If people were saying things about you on television and in the newspapers, would you let them get away with it without having a say yourself? Well, thousands of immigrants do just that.
Despite being at the centre of this election campaign and often having the right to vote here, very few turn out on polling day, with many oblivious to the debate going on around them.
In fact, a recent poll found that only 16% of Polish immigrants have voted in a European election in Britain (as opposed to in their home country), with fewer than half being aware of UKIP. I want to know what it’s like to be at the heart of the debate without even realising it, so I set off to Lincolnshire to meet Konrad Lucki.
Konrad came here ten years ago from Poland to work as a taxi driver. He’s heard a fair few views in his cab, but with polling day fast approaching, we drive to Brigg to gauge the latest feeling on immigration.
We do meet some who say immigration is good for the country, but a group of men in their 20s sum up the majority of views: “Two or three of our best mates are struggling like hell for work and then there are Polish people coming into the country. They're in here for three months and then they can claim on the dole - claim what we’re effectively paying in tax."
I ask Konrad whether that’s difficult to hear. “Yes it is hard”, he says. “A lot of the jobs we do, the English people don’t want to do. For example, my first taxi company boss employed me because none of his English friends wanted to do that job.”

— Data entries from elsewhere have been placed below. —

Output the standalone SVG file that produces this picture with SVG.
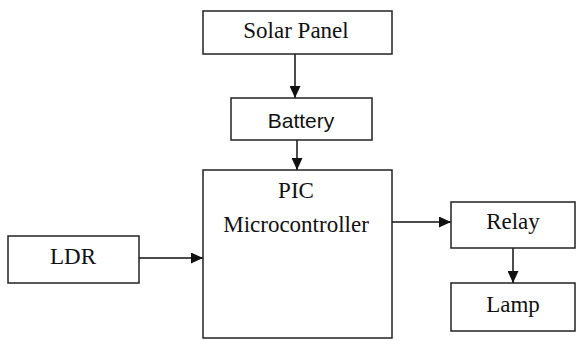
<svg xmlns="http://www.w3.org/2000/svg" width="576" height="341" viewBox="0 0 576 341">
<defs>
<style>
.box{fill:#fff;stroke:#222;stroke-width:1.5}
.t{font-family:'Liberation Serif','DejaVu Serif',serif;font-size:23px;fill:#111;text-anchor:middle}
.s{font-family:'Liberation Sans','DejaVu Sans',sans-serif;font-size:21px;fill:#111;text-anchor:middle}
.c{stroke:#111;stroke-width:1.5;fill:none;marker-end:url(#ah)}
</style>
<marker id="ah" viewBox="0 0 12 11" refX="12" refY="5.5" markerWidth="12" markerHeight="11" markerUnits="userSpaceOnUse" orient="auto">
<path d="M0,0 L12,5.5 L0,11 Z" fill="#111"/>
</marker>
</defs>
<rect width="576" height="341" fill="#fff"/>
<g id="connectors">
<line class="c" x1="295" y1="54" x2="295" y2="98"/>
<line class="c" x1="297" y1="140" x2="297" y2="170"/>
<line class="c" x1="139" y1="258" x2="203" y2="258"/>
<line class="c" x1="392" y1="222" x2="451" y2="222"/>
<line class="c" x1="513" y1="248" x2="513" y2="283"/>
</g>
<g id="solar-panel">
<rect class="box" x="203" y="11" width="189" height="43"/>
<text class="t" x="296" y="38" font-family="Liberation Serif, serif">Solar Panel</text>
</g>
<g id="battery">
<rect class="box" x="231" y="98" width="141" height="42"/>
<text class="s" x="301" y="128">Battery</text>
</g>
<g id="pic">
<rect class="box" x="203" y="170" width="189" height="168"/>
<text class="t" x="296" y="198">PIC</text>
<text class="t" x="296" y="232">Microcontroller</text>
</g>
<g id="ldr">
<rect class="box" x="8" y="236" width="131" height="47"/>
<text class="t" x="73" y="264">LDR</text>
</g>
<g id="relay">
<rect class="box" x="451" y="202" width="124" height="46"/>
<text class="t" x="513" y="229">Relay</text>
</g>
<g id="lamp">
<rect class="box" x="451" y="283" width="124" height="48"/>
<text class="t" x="513" y="312">Lamp</text>
</g>
</svg>
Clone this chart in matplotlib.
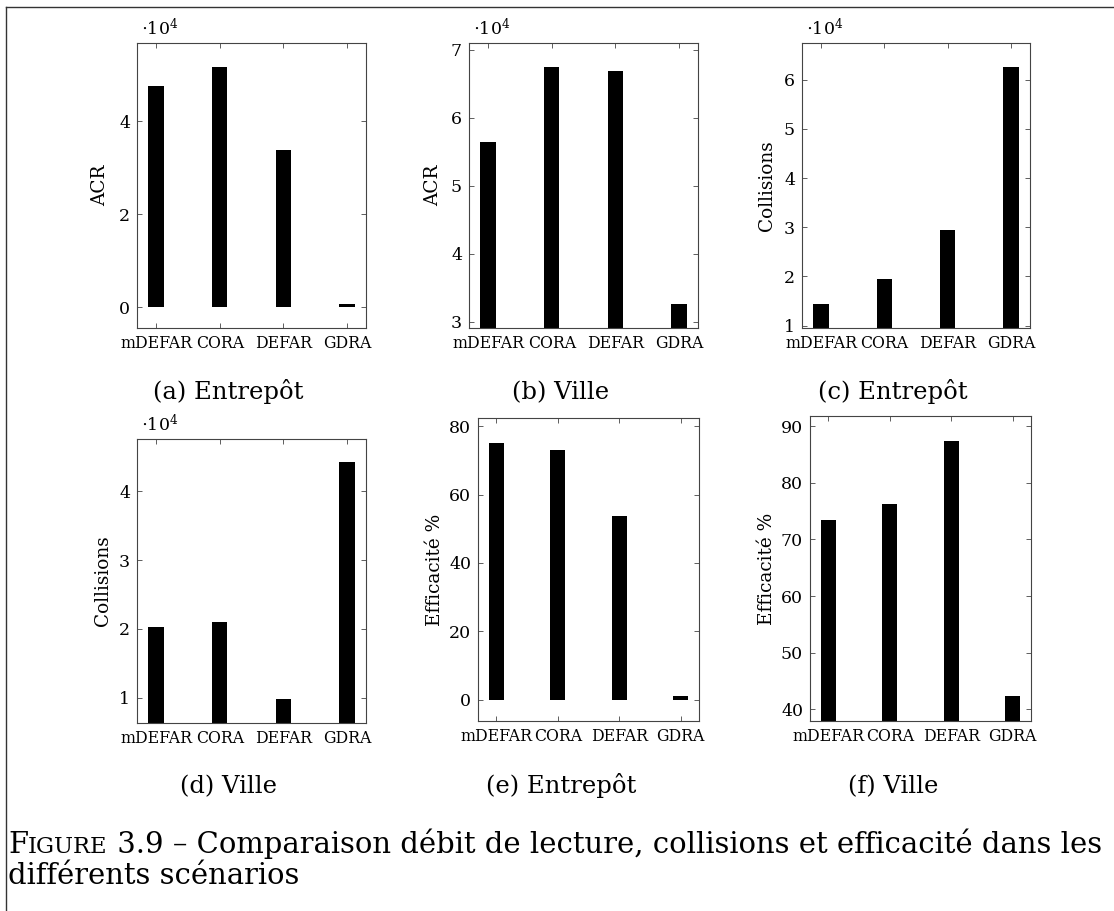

Given his frustration, I also ask Konrad whether he’ll vote. He’s keen, but we soon discover he’s too late to register. That’s one of the major stumbling blocks for immigrants – very few are registered, often because they don’t even realise an election is taking place.
Back in London, I meet Dorota Zimnoch from the Polish City Club, who’s focusing her efforts on that very issue. She thinks she’s got about two thirds of Poles registered this time, using a mixture of campaign videos and leaflets.
With surveys suggesting that Poles favour the Liberal Democrats and are least likely to vote UKIP (contrary to the wider population), Dorota is keen to stress she’s not promoting any particular party. But she says, “We want to give Polish people the opportunity to hear what the parties are saying. We hope that if they hear that they are not welcome here and they feel emotional about that then they will use their vote to object to that, though there may be other more important factors for them.”
And what about those individuals who have been pushing immigration up the agenda in recent years, do they feel comfortable that they are conducting a debate that excludes – intentionally or not - the very people at the centre of the discussion? “The fact is that they have the right to vote”, says Alp Mehmet of Migration Watch. “If you’re asking me whether we should be using resources to encourage other EU nationals to get out and vote? No, I most certainly do not think we should be doing that.”
His point is that there are already general campaigns to encourage people from all walks of life to vote. And research suggests that more Eastern Europeans – particularly Poles – are at least registered to vote this time around. But the curious fact remains that while immigration is at the very centre of this election, thousands of immigrants will find themselves left outside the debate altogether.